Cuando Hugo Chávez le regaló un libro de Eduardo Galeano a Barack Obama en la reciente Cumbre de las Américas, no lo hizo para agasajarlo sino para generar un hecho político. O para decirlo en otras palabras: para producir sentido.
Por una parte está el gesto. Mientras al ex presidente George W Bush le recomendaba lectura a la distancia ya que en su presencia “el aire olía a azufre”, la cercanía con Obama se busca (tal vez en retribución a un gesto previo del propio Obama), y no solamente para estrechar una mano sino también para dar un presente. Dicho con doble intención: acá está el presente, el pasado podría, eventualmente, quedar atrás.
Pero no sólo está el gesto. También el objeto está cargado de sentido. Un libro en una estantería es apenas una cosa latente. Sin embargo Chávez (mediador entre ese objeto y el sentido que ese objeto adquirirá luego del gesto) lo toma de esa estantería, lo toma de ese estado latente, de esa potencialidad que es un libro guardado, y lo carga de sentido al entregárselo públicamente a Obama. Y a su vez el libro, que no es cualquier libro, que ya tiene una trayectoria recorrida, que ya significa algo muy concreto, carga de sentido el gesto de Chávez.
Por eso el libro, ese libro en particular, fue el regalo preciso para la intención de Chávez al obsequiarlo. El destinatario final –el conjunto de quienes estábamos observando, en directo o en diferido, a través de los medios– entendería enseguida el mensaje. No era necesario haber leído el libro. No era necesario ni siquiera conocer la existencia del autor ya que el título era claro. Si además el televidente o el lector del periódico que estaba mirando la foto de los dos jefes de Estado conocía la obra de Galeano, Chávez ganaba un palmo más de significado: reforzaba su vínculo con una tradición de izquierda latinoamericana con la que se ha esforzado en entroncar –sobre todo a través de su búsqueda insistente de asociación de imagen con Fidel Castro– pese a las dificultades de una profesión (la militar) y del lastre de un primer acto (la salida a escena a través de una intentona golpista) que cuando se las trata de incluir en la gramática de esa tradición de izquierda suelen verse como “faltas de ortografía” o al menos como una sintaxis rara.
Tal vez Obama encuentre tiempo para satisfacer su curiosidad y –en una edición en inglés– lea algunas páginas. Ni siquiera necesita hacer eso.
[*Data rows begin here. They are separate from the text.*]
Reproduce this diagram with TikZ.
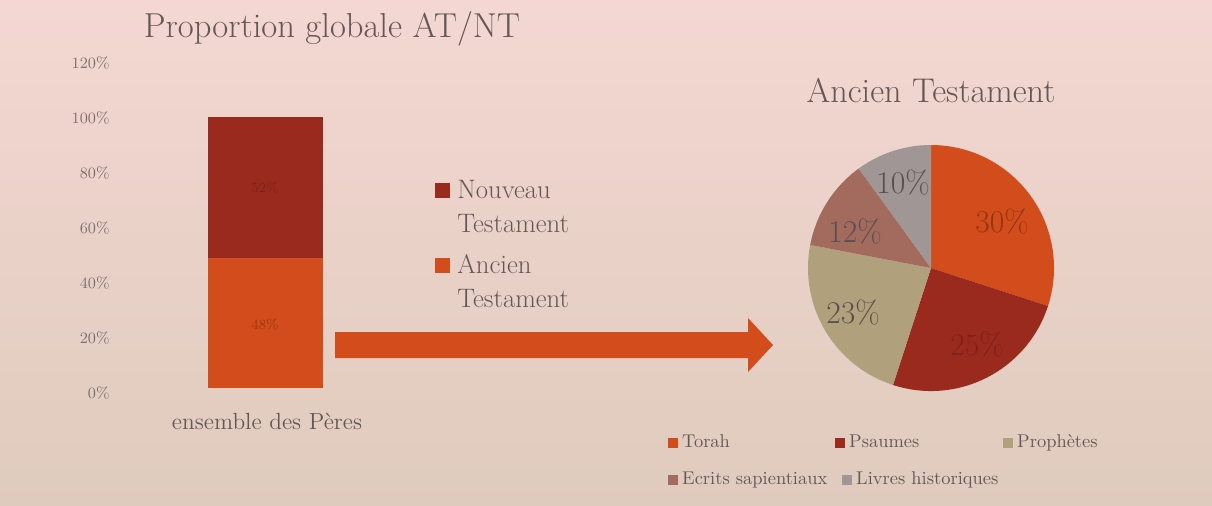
\documentclass[tikz,border=0pt]{standalone}
\usetikzlibrary{positioning}

\definecolor{bgtop}{RGB}{244,215,210}
\definecolor{bgbottom}{RGB}{223,203,189}
\definecolor{torahred}{RGB}{211,76,27}
\definecolor{psaumered}{RGB}{155,42,30}
\definecolor{prophkhaki}{RGB}{176,160,124}
\definecolor{ecritsbrown}{RGB}{163,107,94}
\definecolor{livresgray}{RGB}{160,150,150}
\definecolor{txtgray}{RGB}{100,88,86}
\definecolor{axisgray}{RGB}{125,113,110}

\begin{document}
\begin{tikzpicture}[x=0.02cm,y=0.02cm,
    txt/.style={text=txtgray,inner sep=0pt},
    ticklbl/.style={txt,text=axisgray,anchor=east,font=\fontsize{9}{10}\selectfont},
    barlbl/.style={inner sep=0pt,font=\fontsize{8}{9}\selectfont},
    pielbl/.style={inner sep=0pt,font=\fontsize{18}{20}\selectfont},
    keybig/.style={minimum size=0.3cm,inner sep=0pt},
    keysmall/.style={minimum size=0.2cm,inner sep=0pt},
    keylbl/.style={txt,font=\fontsize{10.5}{12}\selectfont,text height=1.6ex,text depth=0.3ex}]
  \useasboundingbox (0,0) rectangle (1212,505);
  \shade[top color=bgtop,bottom color=bgbottom] (0,0) rectangle (1212,505);

  \node[txt,anchor=base,font=\fontsize{19.7}{22}\selectfont] (title) at (332,468) {Proportion globale AT/NT};

  \foreach \v in {0,20,...,120} {
    \node[ticklbl] (tick\v) at (110,{112+2.75*\v}) {\v\%};
  }

  \fill[torahred] (208,117) rectangle (323,247);
  \fill[psaumered] (208,247) rectangle (323,388);
  \node[barlbl,text=psaumered!80!black] (bNT) at (265,317) {52\%};
  \node[barlbl,text=torahred!75!black] (bAT) at (265,180) {48\%};
  \node[txt,font=\fontsize{13.3}{15}\selectfont] (peres) at (267,84) {ensemble des Pères};

  \node[keybig,fill=psaumered] (kNT) at (442.5,315) {};
  \node[txt,anchor=north west,align=left,font=\fontsize{15.2}{19.3}\selectfont] (lNT) at (457,325) {Nouveau\\Testament};
  \node[keybig,fill=torahred] (kAT) at (442.5,240) {};
  \node[txt,anchor=north west,align=left,font=\fontsize{15.2}{19.3}\selectfont] (lAT) at (457,251) {Ancien\\Testament};

  \fill[torahred] (335,147) -- (748,147) -- (748,133) -- (773,160) -- (748,187) -- (748,173) -- (335,173) -- cycle;

  \node[txt,anchor=base,font=\fontsize{19.5}{22}\selectfont] (pietitle) at (931,403) {Ancien Testament};
  \coordinate (pc) at (931,237);
  \foreach \a/\b/\col in {90/-18/torahred,-18/-108/psaumered,-108/-190.8/prophkhaki,-190.8/-234/ecritsbrown,-234/-270/livresgray} {
    \fill[\col] (pc) -- ++(\a:123) arc[start angle=\a,end angle=\b,radius=123] -- cycle;
  }
  \foreach \lx/\ly/\p/\c in {1002/283/30/torahred!70!black,977/160/25/psaumered!80!black,853/192/23/txtgray!90!black,855/273/12/txtgray!90!black,903/322/10/txtgray!90!black} {
    \node[pielbl,text=\c] (pie\p) at (\lx,\ly) {\p\%};
  }

  \foreach \n/\t/\col/\kx/\ky in {torah/Torah/torahred/673/62,psaumes/Psaumes/psaumered/840/62,prophetes/Prophètes/prophkhaki/1008/62,ecrits/Ecrits sapientiaux/ecritsbrown/673/25,livres/Livres historiques/livresgray/847/25} {
    \node[keysmall,fill=\col] (k\n) at (\kx,\ky) {};
    \node[keylbl,right=2pt of k\n] (l\n) {\t};
  }
\end{tikzpicture}
\end{document}
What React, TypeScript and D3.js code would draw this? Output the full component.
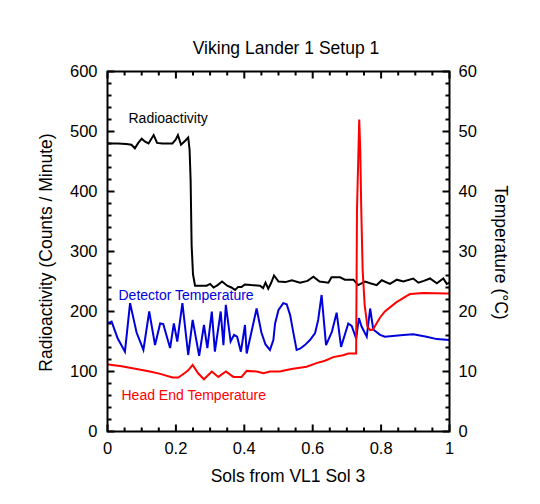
import React, { useEffect, useRef } from "react";
import * as d3 from "d3";

const WIDTH = 540;
const HEIGHT = 504;
const MARGIN = { top: 71.5, right: 90.5, bottom: 72.5, left: 107.5 };
const FONT = "'Liberation Sans', Arial, Helvetica, sans-serif";

// [sols, counts / minute] - left axis
const radioactivity: [number, number][] = [
  [0, 480], [0.03, 480], [0.055, 479], [0.07, 478], [0.08, 472], [0.09, 481],
  [0.1, 488], [0.11, 483], [0.12, 480], [0.135, 494], [0.145, 481], [0.16, 480],
  [0.19, 480], [0.2, 487], [0.206, 494], [0.215, 478], [0.228, 485], [0.236, 490],
  [0.24, 470], [0.243, 420], [0.246, 310], [0.25, 262], [0.256, 243], [0.27, 243],
  [0.29, 243], [0.3, 246], [0.31, 240], [0.322, 244], [0.335, 250], [0.35, 243],
  [0.362, 240], [0.373, 236], [0.382, 241], [0.392, 241], [0.402, 245], [0.42, 244],
  [0.446, 243], [0.455, 239], [0.462, 248], [0.47, 238], [0.478, 247], [0.487, 260],
  [0.5, 250], [0.52, 249], [0.539, 252], [0.563, 248], [0.585, 251], [0.602, 258],
  [0.62, 250], [0.646, 248], [0.655, 257], [0.68, 257], [0.694, 253], [0.719, 253],
  [0.733, 244], [0.753, 250], [0.768, 247], [0.787, 244], [0.802, 252], [0.826, 246],
  [0.846, 253], [0.865, 250], [0.894, 255], [0.909, 248], [0.925, 251], [0.943, 255],
  [0.963, 247], [0.982, 255], [0.992, 246], [1.0, 248],
];

// [sols, °C] - right axis
const detectorTemperature: [number, number][] = [
  [0, 18.0], [0.012, 18.3], [0.03, 15.5], [0.051, 13.3], [0.066, 21.4], [0.085, 16.5],
  [0.105, 13.6], [0.122, 20.0], [0.139, 14.4], [0.154, 18.0], [0.163, 17.9], [0.183, 13.9],
  [0.194, 18.0], [0.204, 15.0], [0.219, 21.4], [0.236, 12.75], [0.249, 18.6], [0.268, 12.6],
  [0.282, 17.75], [0.292, 13.9], [0.305, 20], [0.314, 13.3], [0.331, 20], [0.339, 14.4],
  [0.346, 21.1], [0.36, 15.0], [0.37, 16.1], [0.379, 15.8], [0.39, 13.3], [0.402, 17.75],
  [0.407, 13.0], [0.436, 20.5], [0.45, 16.5], [0.462, 14.5], [0.475, 13.6], [0.485, 15.25],
  [0.49, 18], [0.5, 20.25], [0.514, 21.4], [0.524, 21.2], [0.534, 19.4], [0.543, 16.6],
  [0.553, 13.6], [0.563, 13.8], [0.577, 14.4], [0.592, 15.25], [0.607, 16.4], [0.616, 18.6],
  [0.626, 22.75], [0.639, 14.4], [0.656, 16.6], [0.67, 19.8], [0.683, 14.1], [0.704, 18.0],
  [0.714, 17.6], [0.727, 15.5], [0.735, 18.9], [0.743, 17.5], [0.758, 15.8], [0.768, 20.5],
  [0.777, 17.0], [0.797, 16.1], [0.811, 15.8], [0.865, 16.1], [0.894, 16.2], [0.933, 15.8],
  [0.963, 15.4], [1.0, 15.25],
];

// [sols, °C] - right axis
const headEndTemperature: [number, number][] = [
  [0, 11.2], [0.012, 11.1], [0.037, 10.9], [0.085, 10.4], [0.124, 10.0], [0.154, 9.6],
  [0.19, 9.0], [0.207, 9.0], [0.227, 9.8], [0.236, 10.2], [0.249, 11.1], [0.265, 9.7],
  [0.282, 8.7], [0.305, 10.0], [0.324, 9.1], [0.346, 10.0], [0.368, 9.1], [0.392, 9.1],
  [0.407, 10.1], [0.436, 10.0], [0.456, 9.7], [0.475, 10.0], [0.504, 10.0], [0.52, 10.2],
  [0.538, 10.4], [0.582, 10.8], [0.611, 11.4], [0.636, 11.8], [0.66, 12.4], [0.689, 12.7],
  [0.704, 13.0], [0.727, 13.0], [0.7295, 37], [0.733, 45], [0.736, 52], [0.739, 47],
  [0.742, 37], [0.746, 27], [0.752, 21], [0.76, 17.5], [0.768, 16.9], [0.776, 17.0],
  [0.797, 19.0], [0.811, 20.0], [0.846, 21.6], [0.855, 21.9], [0.875, 22.6], [0.885, 22.9],
  [0.923, 23.1], [0.992, 23.0], [1.0, 23.0],
];

const X_TICKS = [0, 0.2, 0.4, 0.6, 0.8, 1];
const LEFT_TICKS = [0, 100, 200, 300, 400, 500, 600];
const RIGHT_TICKS = [0, 10, 20, 30, 40, 50, 60];

const BLUE = "#0000dd";
const RED = "#ff0000";

export default function App() {
  const ref = useRef<SVGGElement>(null);
  const boundsWidth = WIDTH - MARGIN.left - MARGIN.right;
  const boundsHeight = HEIGHT - MARGIN.top - MARGIN.bottom;

  useEffect(() => {
    const g = d3.select(ref.current);
    g.selectAll("*").remove();

    const xScale = d3.scaleLinear().domain([0, 1]).range([0, boundsWidth]);
    const yLeft = d3.scaleLinear().domain([0, 600]).range([boundsHeight, 0]);
    const yRight = d3.scaleLinear().domain([0, 60]).range([boundsHeight, 0]);

    const tick = (x1: number, y1: number, x2: number, y2: number) =>
      g.append("line")
        .attr("x1", x1).attr("y1", y1).attr("x2", x2).attr("y2", y2)
        .attr("stroke", "black").attr("stroke-width", 2);

    // x ticks, top and bottom, pointing inward
    d3.range(0, 1.0001, 0.05).forEach((v) => {
      const major = X_TICKS.some((t) => Math.abs(t - v) < 1e-6);
      const len = major ? 7 : 4;
      const px = xScale(v);
      tick(px, boundsHeight, px, boundsHeight - len);
      tick(px, 0, px, len);
    });
    // left ticks
    d3.range(0, 600.001, 20).forEach((v) => {
      const len = v % 100 === 0 ? 7 : 4;
      tick(0, yLeft(v), len, yLeft(v));
    });
    // right ticks
    d3.range(0, 60.001, 2).forEach((v) => {
      const len = v % 10 === 0 ? 7 : 4;
      tick(boundsWidth, yRight(v), boundsWidth - len, yRight(v));
    });

    // Lines
    const lineLeft = d3.line<[number, number]>()
      .x((d) => xScale(d[0]))
      .y((d) => yLeft(d[1]));
    const lineRight = d3.line<[number, number]>()
      .x((d) => xScale(d[0]))
      .y((d) => yRight(d[1]));

    g.append("path")
      .attr("d", lineLeft(radioactivity))
      .attr("fill", "none").attr("stroke", "black").attr("stroke-width", 2);
    g.append("path")
      .attr("d", lineRight(detectorTemperature))
      .attr("fill", "none").attr("stroke", BLUE).attr("stroke-width", 2);
    g.append("path")
      .attr("d", lineRight(headEndTemperature))
      .attr("fill", "none").attr("stroke", RED).attr("stroke-width", 2);

    // Frame
    g.append("rect")
      .attr("width", boundsWidth).attr("height", boundsHeight)
      .attr("fill", "none").attr("stroke", "black").attr("stroke-width", 2);

    // Tick labels
    X_TICKS.forEach((v) => {
      g.append("text")
        .attr("x", xScale(v)).attr("y", boundsHeight + 22)
        .attr("text-anchor", "middle")
        .attr("font-size", 16.5).attr("font-family", FONT)
        .text(String(v));
    });
    LEFT_TICKS.forEach((v) => {
      g.append("text")
        .attr("x", -10).attr("y", yLeft(v)).attr("dy", "0.36em")
        .attr("text-anchor", "end")
        .attr("font-size", 16.5).attr("font-family", FONT)
        .text(String(v));
    });
    RIGHT_TICKS.forEach((v) => {
      g.append("text")
        .attr("x", boundsWidth + 9).attr("y", yRight(v)).attr("dy", "0.36em")
        .attr("text-anchor", "start")
        .attr("font-size", 16.5).attr("font-family", FONT)
        .text(String(v));
    });

    // Axis titles
    g.append("text")
      .attr("x", 286 - MARGIN.left).attr("y", 54 - MARGIN.top)
      .attr("text-anchor", "middle")
      .attr("font-size", 17.5).attr("font-family", FONT)
      .text("Viking Lander 1 Setup 1");
    g.append("text")
      .attr("x", 288 - MARGIN.left).attr("y", boundsHeight + 50)
      .attr("text-anchor", "middle")
      .attr("font-size", 17.5).attr("font-family", FONT)
      .text("Sols from VL1 Sol 3");
    g.append("text")
      .attr("transform", `translate(${51.5 - MARGIN.left}, ${boundsHeight / 2 + 1}) rotate(-90)`)
      .attr("text-anchor", "middle")
      .attr("font-size", 17.5).attr("font-family", FONT)
      .text("Radioactivity (Counts / Minute)");
    g.append("text")
      .attr("transform", `translate(${495 - MARGIN.left}, ${boundsHeight / 2 + 1}) rotate(90)`)
      .attr("text-anchor", "middle")
      .attr("font-size", 17.5).attr("font-family", FONT)
      .text("Temperature (°C)");

    // Series labels
    g.append("text")
      .attr("x", 128.5 - MARGIN.left).attr("y", 123 - MARGIN.top)
      .attr("font-size", 14).attr("font-family", FONT).attr("fill", "black")
      .text("Radioactivity");
    g.append("text")
      .attr("x", 118.5 - MARGIN.left).attr("y", 300 - MARGIN.top)
      .attr("font-size", 14).attr("font-family", FONT).attr("fill", BLUE)
      .text("Detector Temperature");
    g.append("text")
      .attr("x", 121.5 - MARGIN.left).attr("y", 400 - MARGIN.top)
      .attr("font-size", 14).attr("font-family", FONT).attr("fill", RED)
      .text("Head End Temperature");

    return () => {
      g.selectAll("*").remove();
    };
  }, [boundsWidth, boundsHeight]);

  return (
    <svg
      width={WIDTH}
      height={HEIGHT}
      style={{ position: "absolute", left: 0, top: 0, background: "white" }}
    >
      <g ref={ref} transform={`translate(${MARGIN.left},${MARGIN.top})`} />
    </svg>
  );
}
El libro, incluso a tapas cerradas, es un recordatorio de que mejorar la imagen de su país en América Latina no será tan sencillo como en Europa. Podrá poner en juego todo su carisma de rock star (ese genialmente captado por la lente de Winter y que le valió el reciente Pulitzer al New York Times), pero a la vez tendrá que producir hechos (Cuba es el nombre central de esa expectativa) para ganarse el respeto de esa región que ahora –probablemente– identifique como la de las venas abiertas. Poco importa si el conjunto de datos que contiene el libro corresponde a una época pretérita o si las herramientas de análisis del ensayista resultaron superadas (al fin de cuentas fue editado en 1971). Lo que importa es que en el momento de su entrada a escena en el club de los presidentes de las Américas, donde su antecesor había actuado como elefante en un bazar, su principal antagonista le puso ese libro en la mano.
Luego del hecho político vino el hecho comercial. En parte por la obamanía (ahora todos quieren un perro de aguas portugués para tener una mascota como la de los nuevos inquilinos de la Casa Blanca), en parte por las necesidades del Departamento de Estado de saber qué dice ese libro que le regalaron a su presidente, y en parte –se sabe que menor pero más esperanzadora que las anteriores– por el interés de algunos estadounidenses de conocer un poco mejor a sus vecinos. Cuando se piense en el boom de ventas de Las venas abiertas de América Latina en Estados Unidos, donde, como se ha dicho hasta el cansancio, el libro pasó del lugar 57 mil y tantos al segundo o primero de ventas en el sitio de Internet Amazon, no debe olvidarse que se trata de un país donde algunas ciudades son parcialmente latinas. No en vano Los Ángeles es la ciudad del mundo en la que viven más salvadoreños, dejando a San Salvador en segundo puesto. Ciudades donde habitan comunidades que tienen sus propios motivos para sentirse de este lado del mostrador cuando un presidente le obsequia a otro una historia del saqueo.